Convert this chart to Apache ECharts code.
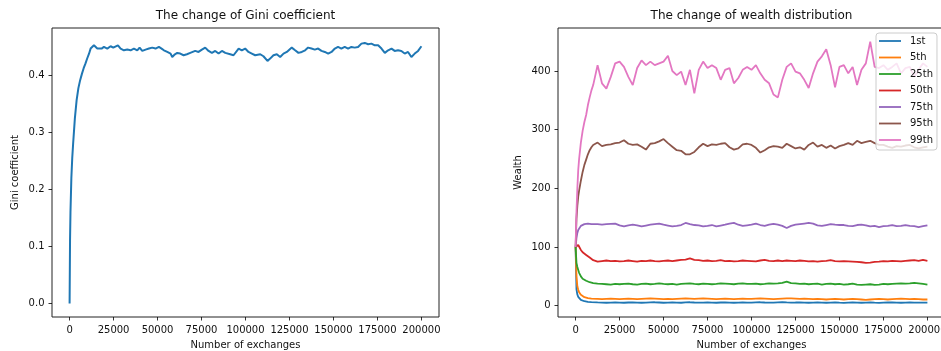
<!DOCTYPE html>
<html><head><meta charset="utf-8">
<script src="https://cdn.jsdelivr.net/npm/echarts@6/dist/echarts.min.js"></script>
<style>html,body{margin:0;padding:0;background:#fff}#c{width:941px;height:351px}</style>
</head><body><div id="c"></div>
<script>
// ---------- data ----------
const titles = ['The change of Gini coefficient', 'The change of wealth distribution'];
const xAxisName = 'Number of exchanges';
const giniAxisName = 'Gini coefficient';
const wealthAxisName = 'Wealth';

const xTicks = [0, 25000, 50000, 75000, 100000, 125000, 150000, 175000, 200000];
const xTickLabels = ['0', '25000', '50000', '75000', '100000', '125000', '150000', '175000', '200000'];
const giniTicks = [0, 0.1, 0.2, 0.3, 0.4];
const giniTickLabels = ['0.0', '0.1', '0.2', '0.3', '0.4'];
const wealthTicks = [0, 100, 200, 300, 400];
const wealthTickLabels = ['0', '100', '200', '300', '400'];

const giniX = [0,250,500,1000,1500,2000,3000,4000,5000,6000,7000,8000,9000,10000,11000,
 11950,13840,15740,16690,18200,19530,21420,23310,24830,27480,29000,30890,32790,34680,36570,38470,39790,41310,43200,45100,46990,48880,50780,52290,53620,55510,57410,58350,59870,61190,
 62900,64800,66700,68600,71400,73300,75200,77100,79000,80900,82800,84700,86600,88500,91300,93200,96100,97900,99800,101700,103600,105500,108400,110200,112500,114000,115900,117800,119700,121600,123500,126300,128200,130100,132000,133900,
 135600,137500,139400,141300,143200,145100,147000,148900,150800,152600,154500,156400,158300,160200,162100,164000,165900,167800,169700,171600,173500,175400,177300,179200,181100,183000,184800,186700,188600,190500,192400,194300,196200,198100,200000];
const giniY = [0,0.11,0.16,0.22,0.255,0.28,0.325,0.357,0.378,0.392,0.403,0.413,0.421,0.43,0.438,
 0.4474,0.4532,0.4474,0.4503,0.4474,0.4503,0.4474,0.4515,0.4491,0.4532,0.4474,0.4444,0.4456,0.4444,0.4474,0.4444,0.4491,0.4433,0.4456,0.4474,0.4491,0.4474,0.4503,0.4474,0.4444,0.4415,0.4386,0.4327,0.4374,0.4398,
 0.4386,0.4357,0.4374,0.4398,0.4433,0.4415,0.4456,0.4491,0.4433,0.4398,0.4433,0.4386,0.4433,0.4398,0.4374,0.4357,0.4474,0.4444,0.4474,0.4415,0.4386,0.4357,0.4374,0.4339,0.4257,0.4298,0.4357,0.4374,0.4327,0.4386,0.4415,0.4491,0.4444,0.4398,0.4415,0.4444,
 0.4491,0.4474,0.4456,0.4474,0.4433,0.4415,0.4386,0.4415,0.4474,0.4503,0.4474,0.4503,0.4474,0.4503,0.4491,0.4503,0.4561,0.4573,0.4550,0.4561,0.4532,0.4532,0.4474,0.4398,0.4444,0.4474,0.4433,0.4444,0.4433,0.4386,0.4415,0.4327,0.4386,0.4433,0.4515];

const wealthX = [0,500,1000,1500,2000,3000,4000,5000,6000,7000,8000,9000,10000,
 12500,15000,17500,20000,22500,25000,27500,30000,32500,35000,37500,40000,42500,45000,47500,50000,52500,55000,57500,60000,62500,65000,67500,70000,72500,75000,77500,80000,82500,85000,87500,90000,92500,95000,97500,
 100000,102500,105000,107500,110000,112500,115000,117500,120000,122500,125000,127500,130000,132500,135000,137500,140000,142500,145000,147500,150000,152500,155000,157500,160000,162500,165000,167500,170000,172500,175000,177500,180000,182500,185000,187500,190000,192500,195000,197500,200000];

const seriesNames = ['1st', '5th', '25th', '50th', '75th', '95th', '99th'];
const p1 = [100,28,19,15,12.5,10,8.5,7.6,7,6.5,6.2,6,5.8,
 5.5,5.2,5,5.3,5.6,5.2,5,5.4,5.7,5.3,5,5.2,5.5,5.8,5.4,5,5.3,5.6,5.2,5,5.5,5.8,5.4,5.1,5.3,5.6,5.2,5,5.4,5.7,5.3,5,5.2,5.5,5.3,
 5.2,5.5,5.8,5.4,5.1,5.3,5.6,5.9,5.5,5.2,5.4,5.7,5.3,5,5.2,5.5,5.3,5,5.2,5.4,5.1,4.9,5.2,5.5,5.3,5,5.2,5.4,5.1,4.9,5.2,5.4,5.6,5.3,5,5.2,5.5,5.3,5.1,5.3,5.2];
const p5 = [100,50,33,27,23,18.5,16,14.5,13.5,12.8,12.3,12,11.8,
 11.5,11,11.5,12,11.5,11,11.5,12,11.5,11,11.5,12,12.5,12,11.5,11,11.5,11,11.5,12,12.5,12,11.5,12,12.5,12,11.5,11,11.5,12,11.5,11,11.5,12,11.5,
 11.5,12,12.5,12,11.5,11,11.5,12,12.5,12.5,12,11.5,12,11.5,11,11.5,11,10.5,11,11.5,11,10.5,11,11.5,11,10.5,10,10.5,11,11.5,11,10.5,11,11.5,12,11.5,11,11.5,11,10.5,10.5];
const p25 = [100,73,66,61,56,50,46,44,42.5,41,40,39.3,38.5,
 37.5,37,36.5,36,37,36.5,37,37.5,36.5,36,37,37.5,36.5,37,38,37,36.5,37,36,37,37.5,38,37,36.5,37.5,37,36.5,37,38,37.5,37,36.5,37.5,38,37,
 37,37.5,36.5,37,38,37.5,38,39,41,38.5,38,37,37.5,36.5,37,37.5,36,37,37.5,36.5,37,36,36.5,37.5,36,35.5,36,36.5,35.5,36,37,36.5,37,37.5,38,37.5,38,39,38,37,36];
const p50 = [100,102,103,103.5,102,95,91,88.5,86.5,84,82,79.5,77.5,
 75,76,77,76,76.5,75.5,76,77,76,75,76.5,76,77,76,75.5,76.5,77,76,77,78,78.5,80.5,78,77.5,76.5,77,76,76.5,77.5,76,76.5,75.5,76,77,76.5,
 76,75.5,77,78,76.5,76,77,76,77,76.5,76,77,76.5,75.5,76,75,76,76.5,77.5,76,75.5,76,75.5,75,74.5,74,73,73.5,74.5,75,76,75.5,76.5,76,75.5,76.5,77,77.5,76.5,78,76.5];
const p75 = [100,115,124,129,132,136,138,139,140,140,139.5,139,139,
 139,138,139,139.5,140,137,135,137,138,137,135,136.5,138,139,140,138,136.5,135,136,137.5,141,139,137.5,137,135,136,137.5,135,136.5,138,140,141,138,136,137,
 138,140,137.5,136,138,139.5,138,136,132.5,136,138,139,140,141,140,137,136,137.5,139,138,137.5,137.5,136,135.5,137.5,138,137,135,136,134,135.5,136,137.5,135.5,136,137.5,136,135.5,134,135.5,137];
const p95 = [100,148,170,186,196,213,228,240,249,258,265,270,274,
 278,272,274,275,277,278,282,276,274,275,271,266,276,277,280,284,277,271,265,264,258,258,262,270,276,272,275,274,276,277,270,266,268,275,276,
 274,269,261,265,270,272,271,269,276,272,268,270,266,274,278,271,274,269,273,268,272,274,277,274,281,277,279,281,277,274,274,271,269,272,271,273,274,270,268,270,271];
const p99 = [100,160,200,231,250,278,298,313,325,342,355,367,376,
 410,379,370,390,413,416,407,390,376,405,418,410,416,410,413,416,426,400,393,399,376,402,362,402,416,405,410,405,385,402,405,379,388,402,407,
 402,410,396,385,379,360,355,385,407,413,399,396,385,371,396,416,425,437,410,372,407,410,396,407,376,402,413,450,407,405,410,402,407,413,396,405,407,390,402,413,407];
const wealthSeries = [p1, p5, p25, p50, p75, p95, p99];
const seriesColors = ['#1f77b4', '#ff7f0e', '#2ca02c', '#d62728', '#9467bd', '#8c564b', '#e377c2'];

// ---------- chart ----------
const FONT = '"DejaVu Sans", "Liberation Sans", sans-serif';
const TXT = '#111';
const chart = echarts.init(document.getElementById('c'), null, {renderer: 'canvas'});

function pick(ticks, labels) { return v => { const i = ticks.findIndex(t => Math.abs(t - v) < 1e-9); return i >= 0 ? labels[i] : ''; }; }

function xAxisCfg(gi) {
  return {
    gridIndex: gi, type: 'value', min: -10000, max: 210000,
    splitLine: {show: false},
    axisLine: {show: false, onZero: false},
    axisTick: {show: true, customValues: xTicks, length: 3.5, lineStyle: {color: '#000', width: 0.8}},
    axisLabel: {customValues: xTicks, formatter: pick(xTicks, xTickLabels), margin: 8, fontSize: 10, color: TXT, fontFamily: FONT, hideOverlap: false},
    name: xAxisName, nameLocation: 'middle', nameGap: 23,
    nameTextStyle: {fontSize: 10, color: TXT, fontFamily: FONT}
  };
}
function yAxisCfg(gi, min, max, ticks, labels, name, gap) {
  return {
    gridIndex: gi, type: 'value', min: min, max: max,
    splitLine: {show: false},
    axisLine: {show: false, onZero: false},
    axisTick: {show: true, customValues: ticks, length: 3.5, lineStyle: {color: '#000', width: 0.8}},
    axisLabel: {customValues: ticks, formatter: pick(ticks, labels), margin: 7.5, fontSize: 10, color: TXT, fontFamily: FONT},
    name: name, nameLocation: 'middle', nameGap: gap, nameRotate: 90,
    nameTextStyle: {fontSize: 10, color: TXT, fontFamily: FONT}
  };
}

const series = [{
  type: 'line', xAxisIndex: 0, yAxisIndex: 0, name: 'gini',
  data: giniX.map((x, i) => [x, giniY[i]]),
  symbol: 'none', lineStyle: {color: '#1f77b4', width: 2}, itemStyle: {color: '#1f77b4'}
}];
wealthSeries.forEach((arr, k) => {
  series.push({
    type: 'line', xAxisIndex: 1, yAxisIndex: 1, name: seriesNames[k],
    data: wealthX.map((x, i) => [x, arr[i]]),
    symbol: 'none', lineStyle: {color: seriesColors[k], width: 1.8}, itemStyle: {color: seriesColors[k]}
  });
});

chart.setOption({
  animation: false,
  backgroundColor: '#fff',
  grid: [
    {left: 52, top: 28, width: 387, height: 289, show: true, borderColor: '#222', borderWidth: 1, backgroundColor: 'transparent', containLabel: false, outerBoundsMode: 'none'},
    {left: 558, top: 28, width: 387, height: 289, show: true, borderColor: '#222', borderWidth: 1, backgroundColor: 'transparent', containLabel: false, outerBoundsMode: 'none'}
  ],
  xAxis: [xAxisCfg(0), xAxisCfg(1)],
  yAxis: [
    yAxisCfg(0, -0.0235, 0.4835, giniTicks, giniTickLabels, giniAxisName, 32),
    yAxisCfg(1, -19.3, 473.3, wealthTicks, wealthTickLabels, wealthAxisName, 35)
  ],
  legend: {
    data: seriesNames, orient: 'vertical', left: 876, top: 33,
    icon: 'rect', itemWidth: 22, itemHeight: 1.8, itemGap: 6.5,
    padding: [3, 4, 5, 3],
    backgroundColor: 'rgba(255,255,255,0.8)', borderColor: '#cccccc', borderWidth: 1, borderRadius: 3,
    textStyle: {fontSize: 10, lineHeight: 10, color: TXT, fontFamily: FONT, padding: [0, 0, 0, 4]},
    selectedMode: false
  },
  graphic: [
    {type: 'text', x: 245.5, y: 15.5, style: {text: titles[0], font: '12px ' + FONT, fill: TXT, align: 'center', verticalAlign: 'middle'}},
    {type: 'text', x: 751.5, y: 15.5, style: {text: titles[1], font: '12px ' + FONT, fill: TXT, align: 'center', verticalAlign: 'middle'}}
  ],
  series: series
});
</script></body></html>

• • •

**Requirement**. Could the lines from the top of the material through the line with "const wealthAxisName = 'Wealth';" be repeated exactly, pictures left out?

**Solution for this task**.
Convert this chart to Apache ECharts code.
<!DOCTYPE html>
<html><head><meta charset="utf-8">
<script src="https://cdn.jsdelivr.net/npm/echarts@6/dist/echarts.min.js"></script>
<style>html,body{margin:0;padding:0;background:#fff}#c{width:941px;height:351px}</style>
</head><body><div id="c"></div>
<script>
// ---------- data ----------
const titles = ['The change of Gini coefficient', 'The change of wealth distribution'];
const xAxisName = 'Number of exchanges';
const giniAxisName = 'Gini coefficient';
const wealthAxisName = 'Wealth';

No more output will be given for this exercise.